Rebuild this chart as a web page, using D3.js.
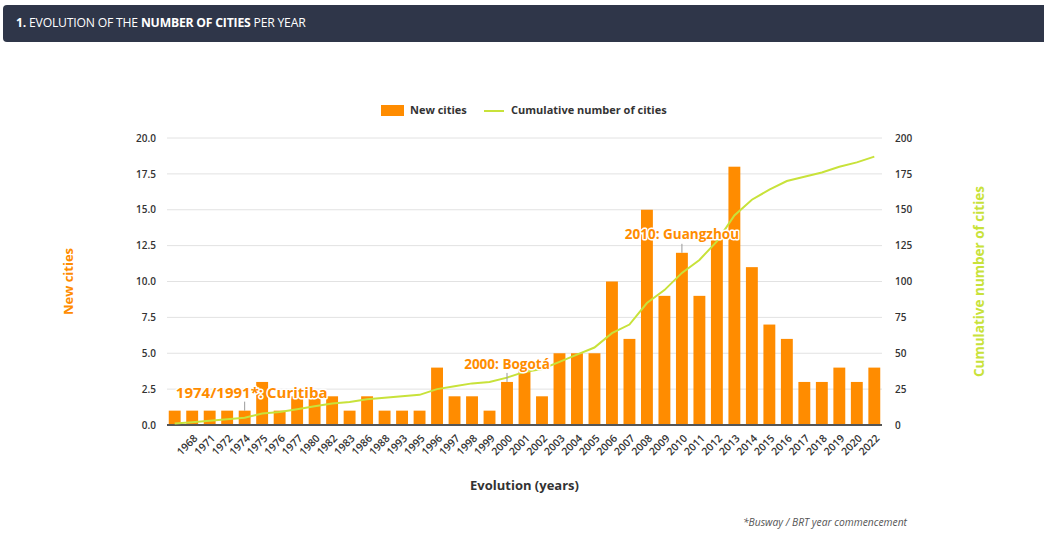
<!DOCTYPE html>
<html>
<head>
<meta charset="utf-8">
<script src="https://cdn.jsdelivr.net/npm/d3@7"></script>
<style>
  body { margin: 0; background: #fff; }
  svg { display: block; font-family: "Open Sans", sans-serif; }
</style>
</head>
<body>
<script>
// DATA
// first bar has no visible year label in the source chart
var years = ["", "1968","1971","1972","1974","1975","1976","1977","1980","1982","1983",
             "1986","1988","1993","1995","1996","1997","1998","1999","2000","2001",
             "2002","2003","2004","2005","2006","2007","2008","2009","2010","2011",
             "2012","2013","2014","2015","2016","2017","2018","2019","2020","2022"];
var newCities = [1, 1,1,1,1,3,1,2,2,2,1,
                 2,1,1,1,4,2,2,1,3,4,
                 2,5,5,5,10,6,15,9,12,9,
                 13,18,11,7,6,3,3,4,3,4];
var leftTicks = [0, 2.5, 5, 7.5, 10, 12.5, 15, 17.5, 20];
var rightTicks = [0, 25, 50, 75, 100, 125, 150, 175, 200];
var notes = [
  {year: "1974", text: "1974/1991*: Curitiba"},
  {year: "2000", text: "2000: Bogotá"},
  {year: "2010", text: "2010: Guangzhou"}
];

var cumulative = [];
var total = 0;
newCities.forEach(function(v){ total += v; cumulative.push(total); });

var width = 1044, height = 537;
var orange = "#ff8c00", green = "#c8e23a";
var plotL = 167, plotR = 882, plotT = 138, plotB = 425;

var svg = d3.select("body").append("svg")
  .attr("width", width).attr("height", height)
  .attr("viewBox", "0,0," + width + "," + height);

//HEADER BAR
svg.append("rect")
  .attr("x", 3).attr("y", 5).attr("width", 1050).attr("height", 37)
  .attr("rx", 4).attr("fill", "#2f3649");
var head = svg.append("text").attr("x", 16).attr("y", 27)
  .attr("font-size", "12.2px").attr("fill", "#fff").attr("letter-spacing", "-0.2");
head.append("tspan").attr("font-weight", "700").text("1. ");
head.append("tspan").text("EVOLUTION OF THE ");
head.append("tspan").attr("font-weight", "700").text("NUMBER OF CITIES");
head.append("tspan").text(" PER YEAR");

//SCALES
var x = d3.scaleBand().domain(years).range([plotL, plotR]).paddingInner(0.32).paddingOuter(0.1);
var yL = d3.scaleLinear().domain([0, 20]).range([plotB, plotT]);
var yR = d3.scaleLinear().domain([0, 200]).range([plotB, plotT]);

//GRID
svg.append("g").selectAll("line.grid").data(leftTicks.slice(1)).enter().append("line")
  .attr("class", "grid")
  .attr("x1", plotL).attr("x2", plotR)
  .attr("y1", d => yL(d)).attr("y2", d => yL(d))
  .attr("stroke", "#e2e2e2").attr("stroke-width", 1);

//LEFT AXIS
var axL = svg.append("g").attr("transform", "translate(" + plotL + ",0)")
  .call(d3.axisLeft(yL).tickValues(leftTicks).tickFormat(d3.format(".1f")).tickSize(0).tickPadding(11));
axL.select(".domain").remove();
axL.selectAll("text").attr("font-size", "10px").attr("font-weight", "600")
  .attr("fill", "#333").attr("font-family", "Open Sans, sans-serif");

//RIGHT AXIS
var axR = svg.append("g").attr("transform", "translate(" + plotR + ",0)")
  .call(d3.axisRight(yR).tickValues(rightTicks).tickSize(0).tickPadding(13));
axR.select(".domain").remove();
axR.selectAll("text").attr("font-size", "10px").attr("font-weight", "600")
  .attr("fill", "#333").attr("font-family", "Open Sans, sans-serif");

//BARS
svg.append("g").selectAll("rect.bar").data(newCities).enter().append("rect")
  .attr("class", "bar")
  .attr("x", (d, i) => x(years[i]))
  .attr("width", x.bandwidth())
  .attr("y", d => yL(d))
  .attr("height", d => yL(0) - yL(d))
  .attr("fill", orange);

//BOTTOM AXIS
var axB = svg.append("g").attr("transform", "translate(0," + plotB + ")")
  .call(d3.axisBottom(x).tickSize(0).tickPadding(0));
axB.select(".domain").attr("stroke", "#555").attr("stroke-width", 2)
  .attr("d", "M" + plotL + ",0H" + plotR);
axB.selectAll("text")
  .attr("font-size", "10.5px").attr("font-weight", "600").attr("fill", "#333")
  .attr("font-family", "Open Sans, sans-serif")
  .attr("text-anchor", "end")
  .attr("y", 0).attr("dy", 0)
  .attr("transform", "translate(6,14) rotate(-45)");

//CUMULATIVE LINE
var line = d3.line()
  .x((d, i) => x(years[i]) + x.bandwidth() / 2)
  .y(d => yR(d));
svg.append("path").attr("d", line(cumulative))
  .attr("fill", "none").attr("stroke", green).attr("stroke-width", 2);

//ANNOTATIONS
notes.forEach(function(n){
  var i = years.indexOf(n.year);
  var px = x(n.year) + x.bandwidth() / 2;
  var py = yL(newCities[i]);
  svg.append("line")
    .attr("x1", px).attr("x2", px).attr("y1", py - 9).attr("y2", py)
    .attr("stroke", "#999").attr("stroke-width", 1);
  svg.append("text").text(n.text)
    .attr("x", px + (n.year == "1974" ? 7 : 0)).attr("y", py - 17)
    .attr("text-anchor", "middle").attr("dominant-baseline", "middle")
    .attr("font-size", n.year == "1974" ? "15px" : "13.5px").attr("font-weight", "700")
    .attr("fill", orange)
    .attr("stroke", "#fff").attr("stroke-width", 3).attr("paint-order", "stroke")
    .attr("stroke-linejoin", "round");
});

//LEGEND
var lg = svg.append("g");
lg.append("rect").attr("x", 381).attr("y", 105).attr("width", 23).attr("height", 11)
  .attr("fill", orange);
lg.append("text").attr("x", 410).attr("y", 111).attr("dominant-baseline", "middle")
  .attr("font-size", "11px").attr("font-weight", "700").attr("fill", "#333")
  .text("New cities");
lg.append("line").attr("x1", 484).attr("x2", 504).attr("y1", 111).attr("y2", 111)
  .attr("stroke", green).attr("stroke-width", 2);
lg.append("text").attr("x", 511).attr("y", 111).attr("dominant-baseline", "middle")
  .attr("font-size", "11px").attr("font-weight", "700").attr("fill", "#333")
  .text("Cumulative number of cities");

//AXIS TITLES
svg.append("text").text("New cities")
  .attr("transform", "translate(73," + ((plotT + plotB) / 2) + ") rotate(-90)")
  .attr("text-anchor", "middle").attr("font-size", "13px").attr("font-weight", "700")
  .attr("fill", orange);
svg.append("text").text("Cumulative number of cities")
  .attr("transform", "translate(984," + ((plotT + plotB) / 2) + ") rotate(-90)")
  .attr("text-anchor", "middle").attr("font-size", "13.5px").attr("font-weight", "700")
  .attr("fill", green);
svg.append("text").text("Evolution (years)")
  .attr("x", (plotL + plotR) / 2).attr("y", 490)
  .attr("text-anchor", "middle").attr("font-size", "13px").attr("font-weight", "700")
  .attr("fill", "#333");

//FOOTNOTE
svg.append("text").text("*Busway / BRT year commencement")
  .attr("x", 907).attr("y", 526).attr("text-anchor", "end")
  .attr("font-size", "10.3px").attr("font-style", "italic").attr("fill", "#555");
</script>
</body>
</html>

§ Work to do: Exactly as they appear, print the lines of the listing above from its first line through the line that contains "var plotL = 167, plotR", minus the pictures.

§ Exercise result:
Rebuild this chart as a web page, using D3.js.
<!DOCTYPE html>
<html>
<head>
<meta charset="utf-8">
<script src="https://cdn.jsdelivr.net/npm/d3@7"></script>
<style>
  body { margin: 0; background: #fff; }
  svg { display: block; font-family: "Open Sans", sans-serif; }
</style>
</head>
<body>
<script>
// DATA
// first bar has no visible year label in the source chart
var years = ["", "1968","1971","1972","1974","1975","1976","1977","1980","1982","1983",
             "1986","1988","1993","1995","1996","1997","1998","1999","2000","2001",
             "2002","2003","2004","2005","2006","2007","2008","2009","2010","2011",
             "2012","2013","2014","2015","2016","2017","2018","2019","2020","2022"];
var newCities = [1, 1,1,1,1,3,1,2,2,2,1,
                 2,1,1,1,4,2,2,1,3,4,
                 2,5,5,5,10,6,15,9,12,9,
                 13,18,11,7,6,3,3,4,3,4];
var leftTicks = [0, 2.5, 5, 7.5, 10, 12.5, 15, 17.5, 20];
var rightTicks = [0, 25, 50, 75, 100, 125, 150, 175, 200];
var notes = [
  {year: "1974", text: "1974/1991*: Curitiba"},
  {year: "2000", text: "2000: Bogotá"},
  {year: "2010", text: "2010: Guangzhou"}
];

var cumulative = [];
var total = 0;
newCities.forEach(function(v){ total += v; cumulative.push(total); });

var width = 1044, height = 537;
var orange = "#ff8c00", green = "#c8e23a";
var plotL = 167, plotR = 882, plotT = 138, plotB = 425;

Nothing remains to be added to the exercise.